How to Train Micro Speech Model with DepthwiseConv2D Instead of Conv2D?

Hi everyone,

I’m working with the micro speech example from the tflite-micro GitHub repository and have encountered an issue with the model architecture when training.

Observation:

  • The pre-trained micro_speech_quantized.tflite model (included in the micro_speech example) uses DepthwiseConv2D layers, as documented in train/README.md

  • However, when I train a new model using train_micro_speech_model.ipynb in Google Colab, the resulting model contains Conv2D layers instead of DepthwiseConv2D

Context: I believe this might be related to the TensorFlow version being used during training. Since DepthwiseConv2D is more efficient for microcontroller deployment, I’d prefer to train with that architecture.

Questions:

  1. What’s the recommended approach to ensure the trained model uses DepthwiseConv2D layers?
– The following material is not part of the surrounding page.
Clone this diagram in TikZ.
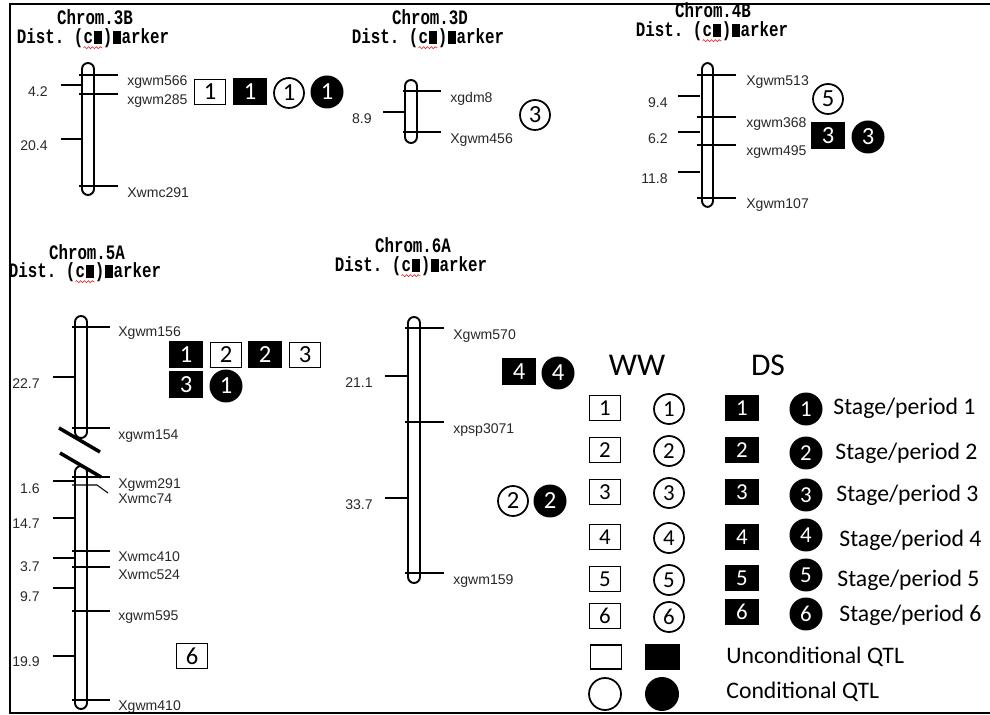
\documentclass[tikz,border=0pt]{standalone}
\usepackage{fontspec}
\usepackage{tikz}
\usetikzlibrary{positioning,decorations.pathmorphing}
\setmainfont{Carlito}
\newfontfamily\arialfont{Liberation Sans}
\newfontfamily\monofont{Liberation Mono}
\definecolor{labelgray}{RGB}{40,40,40}
\definecolor{spellred}{RGB}{225,40,40}
\newcommand{\nog}{\makebox[0.6em]{\rule{0.5em}{0.64em}}}
\newcommand{\tall}[1]{\scalebox{1}[1.3]{#1}}
\newcommand{\spellmark}[1]{\tikz[baseline=(sp.base)]{\node[inner sep=0pt,outer sep=0pt,font=\monofont\bfseries\fontsize{9}{10}\selectfont] (sp) {#1};
  \draw[spellred,line width=0.3pt,decorate,decoration={snake,amplitude=0.45pt,segment length=2.2pt}] ([yshift=-1.6pt]sp.south west) -- ([yshift=-1.6pt]sp.south east);}}
\newcommand{\distmarker}{Dist.\ (\spellmark{c\nog})\nog{}arker}

\begin{document}
\begin{tikzpicture}[x=0.02cm,y=-0.02cm]
  \tikzstyle{head}=[font=\monofont\bfseries\fontsize{9}{10}\selectfont, inner sep=0pt]
  \tikzstyle{bar}=[draw, line width=1.1pt, rounded corners=0.12cm]
  \tikzstyle{tickline}=[line width=0.6pt]
  \tikzstyle{breakline}=[line width=2pt]
  \tikzstyle{mlabel}=[font=\arialfont\fontsize{8}{9}\selectfont, text=labelgray, anchor=west, inner sep=0pt]
  \tikzstyle{dlabel}=[mlabel, anchor=east]
  \tikzstyle{qtl}=[inner sep=0pt, font=\fontsize{14}{14}\selectfont]
  \tikzstyle{small}=[font=\fontsize{13}{13}\selectfont]
  \tikzstyle{wwbox}=[qtl, draw, line width=1pt, minimum width=0.62cm, minimum height=0.5cm]
  \tikzstyle{dsbox}=[qtl, fill=black, text=white, minimum width=0.68cm, minimum height=0.54cm]
  \tikzstyle{wwcirc}=[qtl, draw, circle, line width=1pt, minimum size=0.6cm]
  \tikzstyle{dscirc}=[qtl, circle, fill=black, text=white, minimum size=0.66cm]
  \tikzstyle{legtext}=[anchor=west, inner sep=0pt, font=\fontsize{13.5}{14}\selectfont]
  \useasboundingbox (0,0) rectangle (990,715);

  % Chrom.3B
  \node[head] (head3B) at (95,17) {\tall{Chrom.3B}};
  \node[head] (dist3B) at (93,39) {\tall{\distmarker}};
  \draw[bar] (82,63) rectangle (94,195);
  \foreach \y/\m in {75/xgwm566,94/xgwm285,186/Xwmc291}{
    \draw[tickline] (79,\y) -- (118,\y);
    \node[mlabel] (m3B-\m) at (127,\y+7) {\m};}
  \foreach \y/\d in {85/4.2,139/20.4}{
    \draw[tickline] (61,\y) -- (82,\y);
    \node[dlabel] (d3B-\y) at (48,\y+7) {\d};}
  \node[wwbox] (q3B-a) at (210,92) {1};
  \node[dsbox] (q3B-b) at (250,92) {1};
  \node[wwcirc] (q3B-c) at (289,93) {1};
  \node[dscirc] (q3B-d) at (327,92) {1};

  % Chrom.3D
  \node[head] (head3D) at (430,17) {\tall{Chrom.3D}};
  \node[head] (dist3D) at (428,39) {\tall{\distmarker}};
  \draw[bar] (405,80) rectangle (417,143);
  \foreach \y/\m in {91/xgdm8,132/Xgwm456}{
    \draw[tickline] (403,\y) -- (441,\y);
    \node[mlabel] (m3D-\m) at (450,\y+8) {\m};}
  \draw[tickline] (383,112) -- (405,112);
  \node[dlabel] (d3D-112) at (372,119) {8.9};
  \node[wwcirc] (q3D-a) at (535,115) {3};

  % Chrom.4B
  \node[head] (head4B) at (713,10) {\tall{Chrom.4B}};
  \node[head] (dist4B) at (712,32) {\tall{\distmarker}};
  \draw[bar] (702,63) rectangle (713,207);
  \foreach \y/\m in {75/Xgwm513,117/xgwm368,145/xgwm495,198/Xgwm107}{
    \draw[tickline] (697,\y) -- (736,\y);
    \node[mlabel] (m4B-\m) at (746,\y+7) {\m};}
  \foreach \y/\d in {96/9.4,132/6.2,172/11.8}{
    \draw[tickline] (678,\y) -- (700,\y);
    \node[dlabel] (d4B-\y) at (668,\y+7) {\d};}
  \node[wwcirc] (q4B-a) at (828,99) {5};
  \node[dsbox] (q4B-b) at (828,136) {3};
  \node[dscirc] (q4B-c) at (868,137) {3};

  % Chrom.5A
  \node[head] (head5A) at (87,252) {\tall{Chrom.5A}};
  \node[head] (dist5A) at (85,273) {\tall{\distmarker}};
  \draw[bar] (75,316) rectangle (87,438);
  \draw[bar] (75,466) rectangle (87,709);
  \draw[breakline] (59,428) -- (100,452);
  \draw[breakline] (60,453) -- (101,477);
  \foreach \y/\m/\o in {327/Xgwm156/6,428/xgwm154/8,477/Xgwm291/8,551/Xwmc410/6,567/Xwmc524/8,611/xgwm595/6,700/Xgwm410/7}{
    \draw[tickline] (72,\y) -- (110,\y);
    \node[mlabel] (m5A-\m) at (118,\y+\o) {\m};}
  \draw[tickline] (72,485) -- (97,485) -- (108,493);
  \node[mlabel] (m5A-Xwmc74) at (118,499) {Xwmc74};
  \foreach \y/\d/\o in {377/22.7/7,481/1.6/8,518/14.7/6,558/3.7/9,588/9.7/9,656/19.9/6}{
    \draw[tickline] (53,\y) -- (75,\y);
    \node[dlabel] (d5A-\y) at (40,\y+\o) {\d};}
  \node[dsbox] (q5A-a) at (186,355) {1};
  \node[wwbox] (q5A-b) at (226,355) {2};
  \node[dsbox] (q5A-c) at (265,355) {2};
  \node[wwbox] (q5A-d) at (305,355) {3};
  \node[dsbox] (q5A-e) at (186,385) {3};
  \node[dscirc] (q5A-f) at (226,386) {1};
  \node[wwbox] (q5A-g) at (192,656) {6};

  % Chrom.6A
  \node[head] (head6A) at (413,245) {\tall{Chrom.6A}};
  \node[head] (dist6A) at (411,267) {\tall{\distmarker}};
  \draw[bar] (408,317) rectangle (420,583);
  \foreach \y/\m in {328/Xgwm570,422/xpsp3071,573/xgwm159}{
    \draw[tickline] (405,\y) -- (444,\y);
    \node[mlabel] (m6A-\m) at (453,\y+8) {\m};}
  \foreach \y/\d in {376/21.1,498/33.7}{
    \draw[tickline] (385,\y) -- (408,\y);
    \node[dlabel] (d6A-\y) at (373,\y+7) {\d};}
  \node[dsbox] (q6A-a) at (519,372) {4};
  \node[dscirc] (q6A-b) at (558,373) {4};
  \node[wwcirc] (q6A-c) at (513,501) {2};
  \node[dscirc] (q6A-d) at (550,501) {2};

  % legend
  \node[font=\fontsize{18}{18}\selectfont] (ww) at (637,365) {WW};
  \node[font=\fontsize{18}{18}\selectfont] (ds) at (768,365) {DS};
  \foreach \n/\ya/\yb/\yc/\yt/\xt in {1/408/408/409/408/833,2/450/450/453/453/835,3/492/492/495/495/836,4/537/537/535/540/839,5/579/578/575/580/837,6/616/612/614/615/839}{
    \node[wwbox, small] (lw\n) at (605,\ya) {\n};
    \node[wwcirc, small] (lwc\n) at (669,\ya+1) {\n};
    \node[dsbox, small] (ld\n) at (742,\yb) {\n};
    \node[dscirc, small] (ldc\n) at (806,\yc) {\n};
    \node[legtext] (ls\n) at (\xt,\yt) {Stage/period \n};}
  \node[draw, line width=1pt, minimum width=0.62cm, minimum height=0.48cm] (lwu) at (606,657) {};
  \node[fill=black, minimum width=0.7cm, minimum height=0.54cm] (ldu) at (662,657) {};
  \node[draw, circle, line width=1pt, minimum size=0.64cm] (lwcq) at (605,694) {};
  \node[circle, fill=black, minimum size=0.68cm] (ldcq) at (662,694) {};
  \node[legtext] (lunc) at (726,657) {Unconditional QTL};
  \node[legtext] (lcon) at (726,692) {Conditional QTL};

  % frame
  \draw[line width=1pt] (990,4) -- (10,4) -- (10,713) -- (990,713);
\end{tikzpicture}
\end{document}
  2. Is there a specific TensorFlow version I should use with this notebook?

  3. Are there any configuration parameters or model architecture flags I should set?

Environment:

  • Notebook: train_micro_speech_model.ipynb from tflite-micro repo

  • Platform: Google Colab

  • TensorFlow version: [I can provide this if it helps]

I’d really appreciate any guidance on this. Thank you in advance for your help!